True enough. That’s what I meant by “a little more tweaking”, but I have had success in my case with just parameters set as initialisation. My model was very slow to converge so I just set it up with last iteration as the initialisation to continue burn in. I am sure my problems would have been abated faster had I known how to pass the sampler parameters as well.

after reading the post, it looks like the cmdstanr backend for brms would be recommended. Is there sample code out there for a brms implementation with cmdstanr backend that sets the inv_metric? This seems to be the hard part. See Continue Warmup / Sampling after Interruption .

Note that there seems to be a bug in achieving this; see discussion here.

Thanks, this is super helpful! At this point, I have someone helping me with STAN and a deep knowledge of psychometric thresholds, and I think I’m pretty close to being able to figure everything out. But I do think BRMS is a powerful and easier alternative. I’ll definitely play around with your suggestions though and see if I can get it to work.

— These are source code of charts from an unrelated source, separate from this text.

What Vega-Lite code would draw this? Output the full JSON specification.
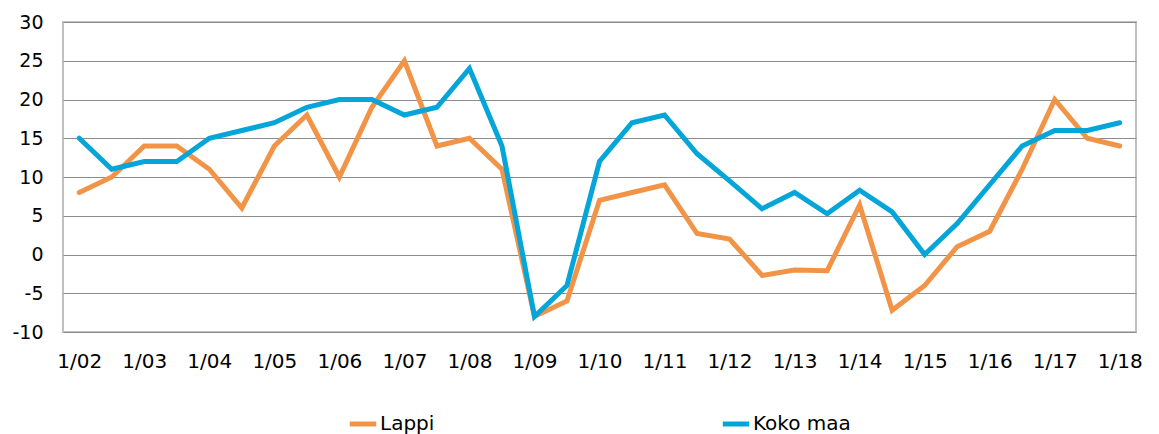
{
  "$schema": "https://vega.github.io/schema/vega-lite/v6.json",
  "width": 1073,
  "height": 310,
  "autosize": "none",
  "padding": {"left": 63, "top": 22, "right": 23, "bottom": 102},
  "background": "white",
  "datasets": {
    "d": [
      {"t":"1/02","s":"Lappi","v":8},{"t":"7/02","s":"Lappi","v":10},{"t":"1/03","s":"Lappi","v":14},{"t":"7/03","s":"Lappi","v":14},
      {"t":"1/04","s":"Lappi","v":11},{"t":"7/04","s":"Lappi","v":6},{"t":"1/05","s":"Lappi","v":14},{"t":"7/05","s":"Lappi","v":18},
      {"t":"1/06","s":"Lappi","v":10},{"t":"7/06","s":"Lappi","v":19},{"t":"1/07","s":"Lappi","v":25},{"t":"7/07","s":"Lappi","v":14},
      {"t":"1/08","s":"Lappi","v":15},{"t":"7/08","s":"Lappi","v":11},{"t":"1/09","s":"Lappi","v":-8},{"t":"7/09","s":"Lappi","v":-6},
      {"t":"1/10","s":"Lappi","v":7},{"t":"7/10","s":"Lappi","v":8},{"t":"1/11","s":"Lappi","v":9},{"t":"7/11","s":"Lappi","v":2.7},
      {"t":"1/12","s":"Lappi","v":2},{"t":"7/12","s":"Lappi","v":-2.7},{"t":"1/13","s":"Lappi","v":-2},{"t":"7/13","s":"Lappi","v":-2.1},
      {"t":"1/14","s":"Lappi","v":6.4},{"t":"7/14","s":"Lappi","v":-7.2},{"t":"1/15","s":"Lappi","v":-4},{"t":"7/15","s":"Lappi","v":1},
      {"t":"1/16","s":"Lappi","v":3},{"t":"7/16","s":"Lappi","v":11},{"t":"1/17","s":"Lappi","v":20},{"t":"7/17","s":"Lappi","v":15},
      {"t":"1/18","s":"Lappi","v":14},
      {"t":"1/02","s":"Koko maa","v":15},{"t":"7/02","s":"Koko maa","v":11},{"t":"1/03","s":"Koko maa","v":12},{"t":"7/03","s":"Koko maa","v":12},
      {"t":"1/04","s":"Koko maa","v":15},{"t":"7/04","s":"Koko maa","v":16},{"t":"1/05","s":"Koko maa","v":17},{"t":"7/05","s":"Koko maa","v":19},
      {"t":"1/06","s":"Koko maa","v":20},{"t":"7/06","s":"Koko maa","v":20},{"t":"1/07","s":"Koko maa","v":18},{"t":"7/07","s":"Koko maa","v":19},
      {"t":"1/08","s":"Koko maa","v":24},{"t":"7/08","s":"Koko maa","v":14},{"t":"1/09","s":"Koko maa","v":-8},{"t":"7/09","s":"Koko maa","v":-4},
      {"t":"1/10","s":"Koko maa","v":12},{"t":"7/10","s":"Koko maa","v":17},{"t":"1/11","s":"Koko maa","v":18},{"t":"7/11","s":"Koko maa","v":13},
      {"t":"1/12","s":"Koko maa","v":9.5},{"t":"7/12","s":"Koko maa","v":5.9},{"t":"1/13","s":"Koko maa","v":8},{"t":"7/13","s":"Koko maa","v":5.25},
      {"t":"1/14","s":"Koko maa","v":8.3},{"t":"7/14","s":"Koko maa","v":5.5},{"t":"1/15","s":"Koko maa","v":0},{"t":"7/15","s":"Koko maa","v":4},
      {"t":"1/16","s":"Koko maa","v":9},{"t":"7/16","s":"Koko maa","v":14},{"t":"1/17","s":"Koko maa","v":16},{"t":"7/17","s":"Koko maa","v":16},
      {"t":"1/18","s":"Koko maa","v":17}
    ]
  },
  "data": {"name": "d"},
  "mark": {"type": "line", "strokeWidth": 5, "strokeJoin": "miter", "strokeCap": "round"},
  "encoding": {
    "x": {
      "field": "t", "type": "nominal", "sort": null,
      "scale": {"type": "point", "padding": 0.5},
      "axis": {
        "title": null, "values": ["1/02","1/03","1/04","1/05","1/06","1/07","1/08","1/09","1/10","1/11","1/12","1/13","1/14","1/15","1/16","1/17","1/18"],
        "labelAngle": 0, "ticks": false, "domain": false, "grid": false,
        "labelPadding": 19, "labelFontSize": 20, "labelFont": "DejaVu Sans", "labelColor": "#000000"
      }
    },
    "y": {
      "field": "v", "type": "quantitative",
      "scale": {"domain": [-10, 30], "nice": false, "zero": false},
      "axis": {
        "title": null, "values": [-10,-5,0,5,10,15,20,25,30], "ticks": false, "domain": false,
        "labelExpr": "'' + datum.value",
        "grid": true, "gridColor": "#8c8c8c", "gridWidth": 1,
        "labelPadding": 20, "labelFontSize": 19, "labelFont": "DejaVu Sans", "labelColor": "#000000"
      }
    },
    "color": {
      "field": "s", "type": "nominal",
      "scale": {"domain": ["Lappi", "Koko maa"], "range": ["#f29447", "#04a5d8"]},
      "legend": {
        "title": null, "orient": "none", "direction": "horizontal",
        "legendX": 284, "legendY": 386,
        "symbolType": "stroke", "symbolStrokeWidth": 5, "symbolSize": 700,
        "labelFontSize": 20, "labelFont": "DejaVu Sans", "labelColor": "#000000",
        "labelOffset": 1, "columnPadding": 277
      }
    }
  },
  "config": {
    "view": {"stroke": "#c0c0c0", "strokeWidth": 2}
  }
}
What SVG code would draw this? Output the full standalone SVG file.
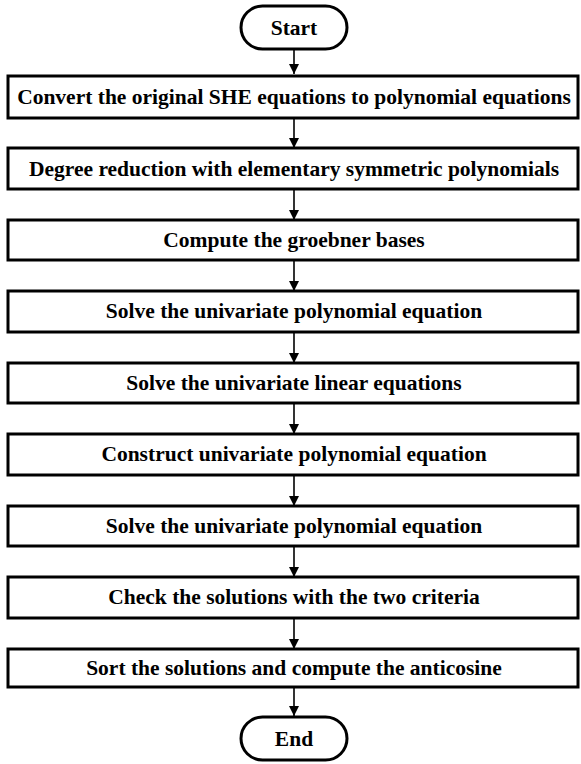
<svg xmlns="http://www.w3.org/2000/svg" width="581" height="764" viewBox="0 0 581 764">
<defs>
<style>
.box{fill:#fff;stroke:#000;stroke-width:3}
.t{font-family:"Liberation Serif","Times New Roman",serif;font-weight:bold;font-size:21.5px;text-anchor:middle;dominant-baseline:central;fill:#000}
.c{stroke:#000;stroke-width:1.6;fill:none}
</style>
<marker id="ah" markerWidth="10" markerHeight="10" viewBox="0 0 10 10" refX="10" refY="5" orient="auto" markerUnits="userSpaceOnUse">
<path d="M0,0 L10,5 L0,10 Z" fill="#000"/>
</marker>
</defs>
<rect width="581" height="764" fill="#fff"/>
<g id="connectors">
<line class="c" x1="294" y1="49" x2="294" y2="74" marker-end="url(#ah)"/>
<line class="c" x1="294" y1="117" x2="294" y2="148" marker-end="url(#ah)"/>
<line class="c" x1="294" y1="189" x2="294" y2="220" marker-end="url(#ah)"/>
<line class="c" x1="294" y1="260" x2="294" y2="291" marker-end="url(#ah)"/>
<line class="c" x1="294" y1="332" x2="294" y2="363" marker-end="url(#ah)"/>
<line class="c" x1="294" y1="403" x2="294" y2="434" marker-end="url(#ah)"/>
<line class="c" x1="294" y1="475" x2="294" y2="506" marker-end="url(#ah)"/>
<line class="c" x1="294" y1="546" x2="294" y2="577" marker-end="url(#ah)"/>
<line class="c" x1="294" y1="618" x2="294" y2="649" marker-end="url(#ah)"/>
<line class="c" x1="294" y1="687" x2="294" y2="716" marker-end="url(#ah)"/>
</g>
<g id="start"><rect class="box" x="241" y="6" width="106" height="43" rx="21.5"/><text class="t" x="294" y="28">Start</text></g>
<g id="n1"><rect class="box" x="8" y="76" width="570" height="42"/><text class="t" x="294" y="97">Convert the original SHE equations to polynomial equations</text></g>
<g id="n2"><rect class="box" x="8" y="148" width="570" height="41"/><text class="t" x="294" y="169">Degree reduction with elementary symmetric polynomials</text></g>
<g id="n3"><rect class="box" x="8" y="220" width="570" height="40"/><text class="t" x="294" y="240">Compute the groebner bases</text></g>
<g id="n4"><rect class="box" x="8" y="291" width="570" height="41"/><text class="t" x="294" y="311">Solve the univariate polynomial equation</text></g>
<g id="n5"><rect class="box" x="8" y="363" width="570" height="40"/><text class="t" x="294" y="383">Solve the univariate linear equations</text></g>
<g id="n6"><rect class="box" x="8" y="434" width="570" height="41"/><text class="t" x="294" y="454">Construct univariate polynomial equation</text></g>
<g id="n7"><rect class="box" x="8" y="506" width="570" height="40"/><text class="t" x="294" y="526">Solve the univariate polynomial equation</text></g>
<g id="n8"><rect class="box" x="8" y="577" width="570" height="41"/><text class="t" x="294" y="597">Check the solutions with the two criteria</text></g>
<g id="n9"><rect class="box" x="8" y="649" width="570" height="38"/><text class="t" x="294" y="668">Sort the solutions and compute the anticosine</text></g>
<g id="end"><rect class="box" x="241" y="717" width="106" height="43" rx="21.5"/><text class="t" x="294" y="739">End</text></g>
</svg>
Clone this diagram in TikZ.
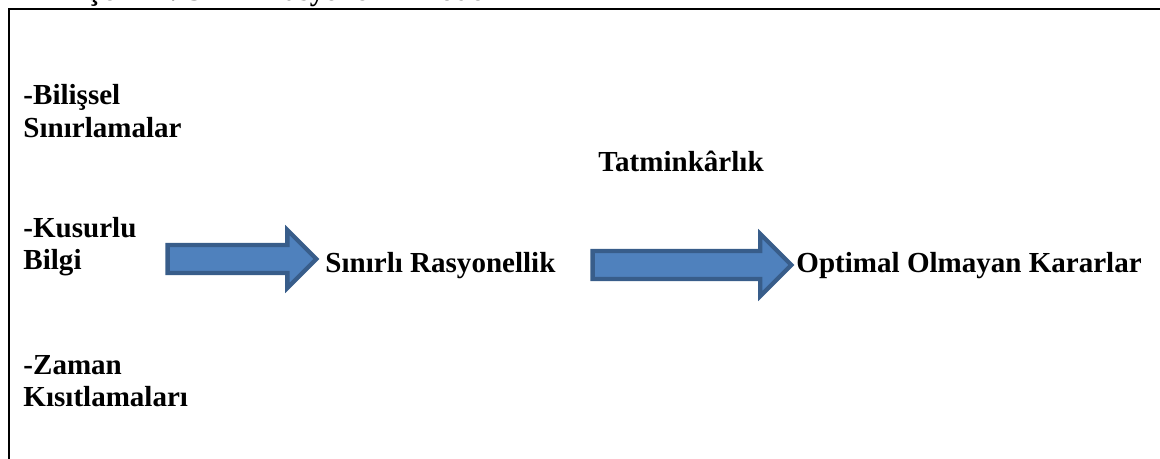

The person who has been giving assistance is a researcher at another University, and he’s pretty busy, so I’m definitely trying to take on the bulk of figuring out loose ends…getting everything to work on the super computer within the two day limit.

I think the way forward at this point is using cmdstanr and the reduce_sum argument. I looked through the links you provided and couldn’t quite figure it out…and asked the question here (which has been unanswered): Using "Reduce Sum" to Parallelize Code in Multi-level Psychometric Model. Could you lend some advice on where I might be going wrong?

Sorry your Q has gone unanswered, I’ll respond there…

When you set up cmdstanr backend for brms, the generated code will show how to implement reduce_sum for each case. So I think you should start with some models in brms with cmdstanr backend and look at the generated code using the make_stancode function. This has always been very instructive for me.